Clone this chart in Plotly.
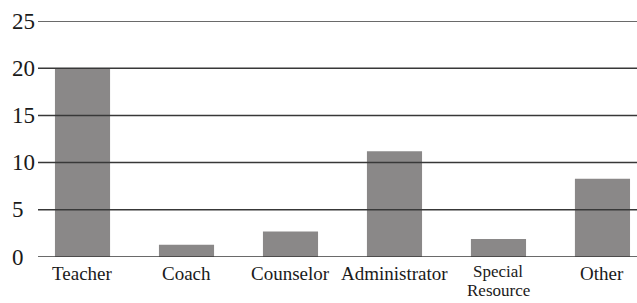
import plotly.graph_objects as go

categories = ["Teacher", "Coach", "Counselor", "Administrator", "Special<br>Resource", "Other"]
values = [20.0, 1.3, 2.7, 11.2, 1.9, 8.3]
y_ticks = [0, 5, 10, 15, 20, 25]

FONT = "Liberation Serif"
fig = go.Figure()
fig.add_trace(go.Bar(
    x=list(range(len(categories))), y=values,
    marker=dict(color="#8a8888", line=dict(width=0)),
    width=0.53, hoverinfo="skip",
))

for t in y_ticks:
    fig.add_shape(type="line", xref="paper", yref="y", x0=0, x1=1, y0=t, y1=t,
                  line=dict(color="#383838", width=1.5), layer="above")
    fig.add_annotation(xref="paper", yref="y", x=-0.047, y=t, text=str(t),
                       showarrow=False, xanchor="left", yanchor="middle",
                       font=dict(family=FONT, size=23, color="#1a1a1a"))

for i, cat in enumerate(categories):
    lines = cat.split("<br>")
    multi = len(lines) > 1
    size = 17 if multi else 19
    step = 19
    for j, line in enumerate(lines):
        fig.add_annotation(xref="x", yref="y", x=i, y=0, text=line,
                           showarrow=False, xanchor="center", yanchor="top",
                           borderpad=0,
                           yshift=(-4 if multi else -5) - step * j,
                           font=dict(family=FONT, size=size, color="#1a1a1a"))

fig.update_layout(
    width=637, height=303,
    margin=dict(l=38, r=0, t=21, b=46),
    paper_bgcolor="white", plot_bgcolor="white",
    showlegend=False,
    xaxis=dict(range=[-0.428, 5.332], showticklabels=False, automargin=False,
               showgrid=False, zeroline=False, showline=False, ticks=""),
    yaxis=dict(range=[0, 25], showgrid=False, zeroline=False, showline=False,
               showticklabels=False, ticks="", automargin=False),
)
fig.write_html("out.html", config={"displayModeBar": False},
               post_script="document.body.style.margin='0';document.body.style.overflow='hidden';")
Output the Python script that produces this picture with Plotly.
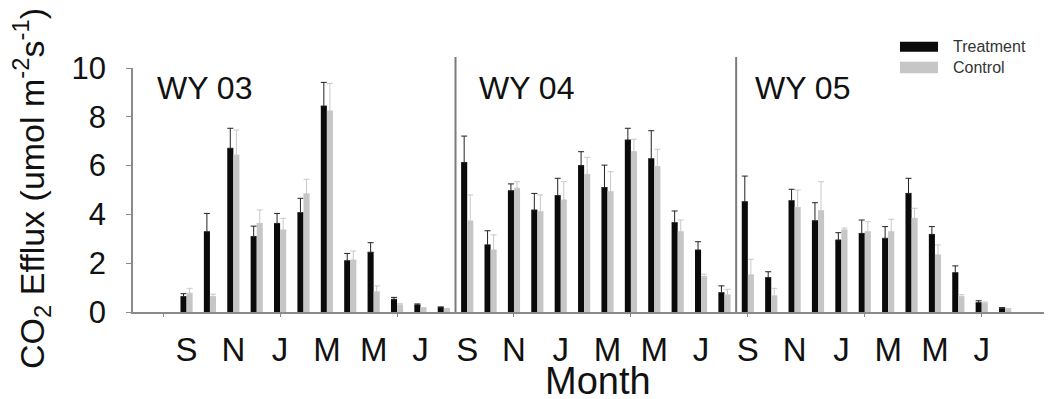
import plotly.graph_objects as go

# ---------------- data ----------------
months = ["S", "O", "N", "D", "J", "F", "M", "A", "M", "J", "J", "A"] * 3
slots = list(range(len(months)))

treatment = [0.63, 3.29, 6.71, 3.09, 3.63, 4.07, 8.44, 2.10, 2.45, 0.52, 0.29, 0.18,
             6.13, 2.75, 4.97, 4.18, 4.77, 6.00, 5.10, 7.05, 6.28, 3.66, 2.54, 0.79,
             4.52, 1.41, 4.56, 3.74, 2.95, 3.22, 3.02, 4.86, 3.18, 1.61, 0.38, 0.15]
treatment_err = [0.12, 0.75, 0.82, 0.43, 0.41, 0.59, 0.97, 0.30, 0.39, 0.08, 0.04, 0.03,
                 1.08, 0.58, 0.28, 0.68, 0.71, 0.57, 0.92, 0.48, 1.15, 0.48, 0.34, 0.28,
                 1.05, 0.24, 0.47, 0.74, 0.30, 0.55, 0.48, 0.62, 0.32, 0.28, 0.08, 0.03]
control = [0.77, 0.63, 6.43, 3.63, 3.36, 4.84, 8.24, 2.13, 0.83, 0.29, 0.15, 0.12,
           3.73, 2.54, 5.07, 4.11, 4.59, 5.64, 4.93, 6.57, 5.96, 3.29, 1.45, 0.70,
           1.52, 0.66, 4.28, 4.15, 3.36, 3.29, 3.29, 3.84, 2.34, 0.63, 0.36, 0.12]
control_err = [0.20, 0.10, 1.03, 0.55, 0.48, 0.60, 1.13, 0.37, 0.24, 0.05, 0.03, 0.02,
               1.07, 0.62, 0.27, 0.69, 0.75, 0.70, 0.82, 0.51, 0.71, 0.48, 0.10, 0.23,
               0.64, 0.31, 0.72, 1.19, 0.08, 0.41, 0.51, 0.41, 0.41, 0.08, 0.05, 0.02]

water_years = ["WY 03", "WY 04", "WY 05"]
wy_label_slot = [-1.35, 12.41, 24.21]
wy_dividers = [11.5, 23.5]
minor_ticks = [-1, 4, 9, 14, 19, 24, 29, 34]
label_slots = slots[::2]
label_text = months[::2]

FONT = "Liberation Sans, Arial, sans-serif"
AXIS_GRAY = "#8a8a8a"

fig = go.Figure()
fig.add_trace(go.Bar(
    x=slots, y=treatment, name="Treatment", marker=dict(color="#0a0a0a", line=dict(width=0)),
    error_y=dict(type="data", symmetric=False, array=treatment_err,
                 arrayminus=[0] * len(treatment_err), color="#222222", thickness=1, width=3),
))
fig.add_trace(go.Bar(
    x=slots, y=control, name="Control", marker=dict(color="#c6c6c6", line=dict(width=0)),
    error_y=dict(type="data", symmetric=False, array=control_err,
                 arrayminus=[0] * len(control_err), color="#c8c8c8", thickness=1, width=3),
))
# invisible trace to host the minor tick axis
fig.add_trace(go.Scatter(x=[minor_ticks[0]], y=[0], xaxis="x2", mode="markers",
                         marker=dict(opacity=0), showlegend=False, hoverinfo="skip"))

xr = [-2.29, 36.92]
fig.update_layout(
    width=1044, height=391,
    margin=dict(l=125, r=2, t=60, b=87, autoexpand=False),
    paper_bgcolor="white", plot_bgcolor="white",
    barmode="group", bargap=0.48, bargroupgap=0,
    showlegend=False,
    font=dict(family=FONT, color="#111111"),
    xaxis=dict(range=xr, tickmode="array", tickvals=label_slots, ticktext=label_text,
               ticks="outside", ticklen=7, tickcolor="rgba(0,0,0,0)",
               showgrid=False, zeroline=False, showline=True, automargin=False,
               linecolor=AXIS_GRAY, linewidth=2, tickfont=dict(size=33)),
    xaxis2=dict(range=xr, overlaying="x", anchor="y", side="bottom", tickmode="array",
                tickvals=minor_ticks, ticks="outside", ticklen=4, tickcolor=AXIS_GRAY,
                tickwidth=1, showticklabels=False, showgrid=False, zeroline=False,
                showline=False, automargin=False),
    yaxis=dict(range=[0, 10], tickmode="array", tickvals=[0, 2, 4, 6, 8, 10],
               ticks="outside", ticklen=5, tickcolor=AXIS_GRAY, showgrid=False,
               zeroline=False, showline=True, linecolor=AXIS_GRAY, linewidth=1.5,
               tickfont=dict(size=31), ticklabelstandoff=14, automargin=False),
)

# water-year dividers
for d in wy_dividers:
    fig.add_shape(type="line", xref="x", yref="paper", x0=d, x1=d, y0=0, y1=1.045,
                  line=dict(color="#7a7a7a", width=2))

# water-year labels
for lab, s in zip(water_years, wy_label_slot):
    fig.add_annotation(text=lab, x=s, y=9.18, xref="x", yref="y", xanchor="left",
                       yanchor="middle", showarrow=False, font=dict(size=32, color="#111111"))

# axis titles
fig.add_annotation(text="Month", x=0.507, y=-0.281, xref="paper", yref="paper",
                   xanchor="center", yanchor="middle", showarrow=False,
                   font=dict(size=38, color="#111111"))
fig.add_annotation(text="CO<sub>2</sub> Efflux (umol m<sup>-2</sup>s<sup>-1</sup>)",
                   x=-0.111, y=0.505, xref="paper", yref="paper", textangle=-90,
                   xanchor="center", yanchor="middle", showarrow=False,
                   font=dict(size=34, color="#111111"))

# legend
legend_items = [("Treatment", "#0a0a0a", 1.1078, 1.0668, 1.0873),
                ("Control", "#c6c6c6", 1.0258, 0.9783, 1.002)]
for name, col, ya, yb, yt in legend_items:
    fig.add_shape(type="rect", xref="paper", yref="paper", x0=0.8364, x1=0.8779,
                  y0=yb, y1=ya, fillcolor=col, line=dict(width=0))
    fig.add_annotation(text=name, x=0.8917, y=yt, xref="paper", yref="paper",
                       xanchor="left", yanchor="middle", showarrow=False,
                       font=dict(size=16, color="#333333"))

fig.write_html("out.html")
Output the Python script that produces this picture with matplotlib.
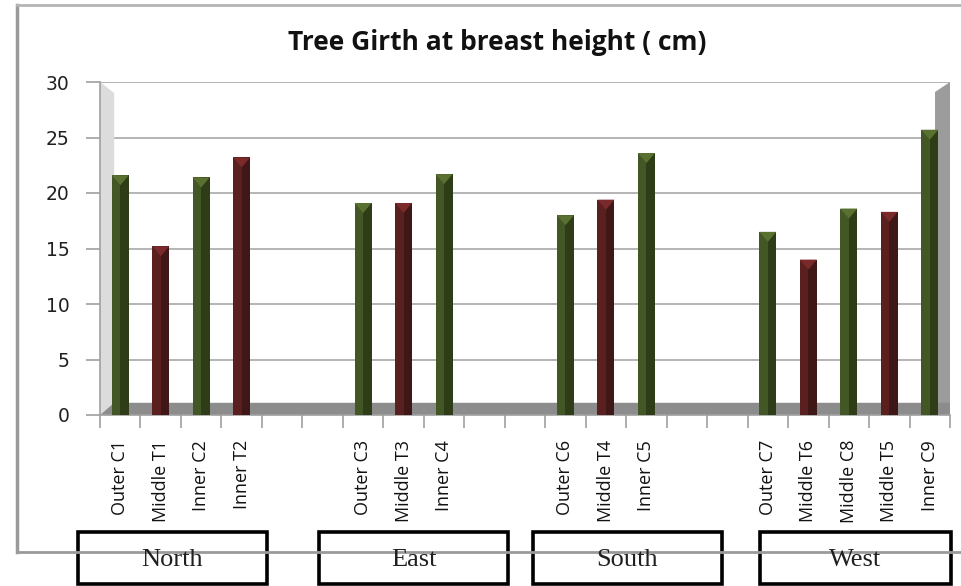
import matplotlib.pyplot as plt
from matplotlib.patches import Rectangle, Polygon
from matplotlib.lines import Line2D

# data
labels = ["Outer C1", "Middle T1", "Inner C2", "Inner T2", "", "",
          "Outer C3", "Middle T3", "Inner C4", "", "",
          "Outer C6", "Middle T4", "Inner C5", "", "",
          "Outer C7", "Middle T6", "Middle C8", "Middle T5", "Inner C9"]
girth = [21.6, 15.2, 21.4, 23.2, None, None,
         19.1, 19.1, 21.7, None, None,
         18.0, 19.4, 23.6, None, None,
         16.5, 14.0, 18.6, 18.3, 25.7]
regions = ["North", "East", "South", "West"]
region_px = [(78, 267), (319, 508), (533, 722), (760, 951)]

W, H = 961, 586
fig = plt.figure(figsize=(W / 100, H / 100), dpi=100)

def fx(px):
    return px / W

def fy(py):
    return 1 - py / H

# outer chart border
fig.add_artist(Line2D([fx(17), fx(17)], [fy(5), fy(552)], color="#9a9a9a", lw=2.5))
fig.add_artist(Line2D([fx(17), 1], [fy(5), fy(5)], color="#b4b4b4", lw=2))
fig.add_artist(Line2D([fx(17), 1], [fy(552), fy(552)], color="#9a9a9a", lw=2))

ax = fig.add_axes([fx(100), fy(415), fx(950) - fx(100), fy(82) - fy(415)])
n = len(labels)
ax.set_xlim(-0.5, n - 0.5)
ax.set_ylim(0, 30)

# 3d-ish walls and floor
ax.add_patch(Polygon([(-0.5, 0), (-0.5, 30), (-0.15, 29.0), (-0.15, 1.1)],
                     closed=True, fc="#dcdcdc", ec="none", zorder=1))
ax.add_patch(Polygon([(20.13, 1.1), (20.13, 29.1), (20.5, 30), (20.5, 0)],
                     closed=True, fc="#9c9c9c", ec="none", zorder=1))
ax.add_patch(Polygon([(-0.5, 0), (-0.15, 1.1), (20.5, 1.1), (20.5, 0)],
                     closed=True, fc="#8c8c8c", ec="none", zorder=2))

ax.set_yticks(range(0, 31, 5))
ax.yaxis.grid(True, color="#a8a8a8", lw=1.2)
ax.set_axisbelow(True)

for i, v in enumerate(girth):
    if v is None:
        continue
    if "C" in labels[i]:
        light, dark, top = "#435626", "#2f3c18", "#5a7030"
    else:
        light, dark, top = "#5a2020", "#3f1716", "#7a2a2a"
    ax.bar(i, v, width=0.42, color=dark, zorder=3)
    ax.bar(i - 0.105, v, width=0.21, color=light, zorder=3)
    # bevelled top
    ax.add_patch(Polygon([(i - 0.21, v), (i + 0.21, v), (i, v - 0.9)],
                         closed=True, fc=top, ec="none", zorder=4))

for s in ["top", "right"]:
    ax.spines[s].set_visible(False)
for s in ["left", "bottom"]:
    ax.spines[s].set_color("#a0a0a0")
    ax.spines[s].set_linewidth(1.2)

ax.set_xticks([i - 0.5 for i in range(n + 1)], minor=True)
ax.set_xticks(range(n))
ax.set_xticklabels(labels, rotation=90, fontfamily="Open Sans", fontsize=13,
                   va="top", ha="center", color="#111111")
ax.tick_params(axis="x", which="major", length=0, pad=18)
ax.tick_params(axis="x", which="minor", length=9, color="#a0a0a0", width=1.2)
ax.tick_params(axis="y", length=10, color="#a0a0a0", width=1.2, pad=12,
               labelsize=13.5, labelcolor="#202020")
for t in ax.get_yticklabels():
    t.set_fontfamily("DejaVu Sans")

fig.text(fx(497), fy(43), "Tree Girth at breast height ( cm)", ha="center",
         va="center", fontsize=19, fontweight="bold", fontfamily="Open Sans",
         color="#111111")

# region boxes
for name, (x0, x1) in zip(regions, region_px):
    fig.add_artist(Rectangle((fx(x0), fy(584)), fx(x1) - fx(x0), fy(532) - fy(584),
                             fill=True, fc="white", ec="black", lw=2.6))
    fig.text(fx((x0 + x1) / 2), fy(560), name, ha="center", va="center",
             fontsize=19, fontfamily="Liberation Serif", color="#202020")

fig.savefig("out.png", dpi=100)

* * * * * * *

[What the task asks]
Copy out only the lines from the one containing "picture with matplotlib." through the one containing "from matplotlib.lines import Line2D", exactly, with both ends. Any picture is left out.

[Reply]
Output the Python script that produces this picture with matplotlib.
import matplotlib.pyplot as plt
from matplotlib.patches import Rectangle, Polygon
from matplotlib.lines import Line2D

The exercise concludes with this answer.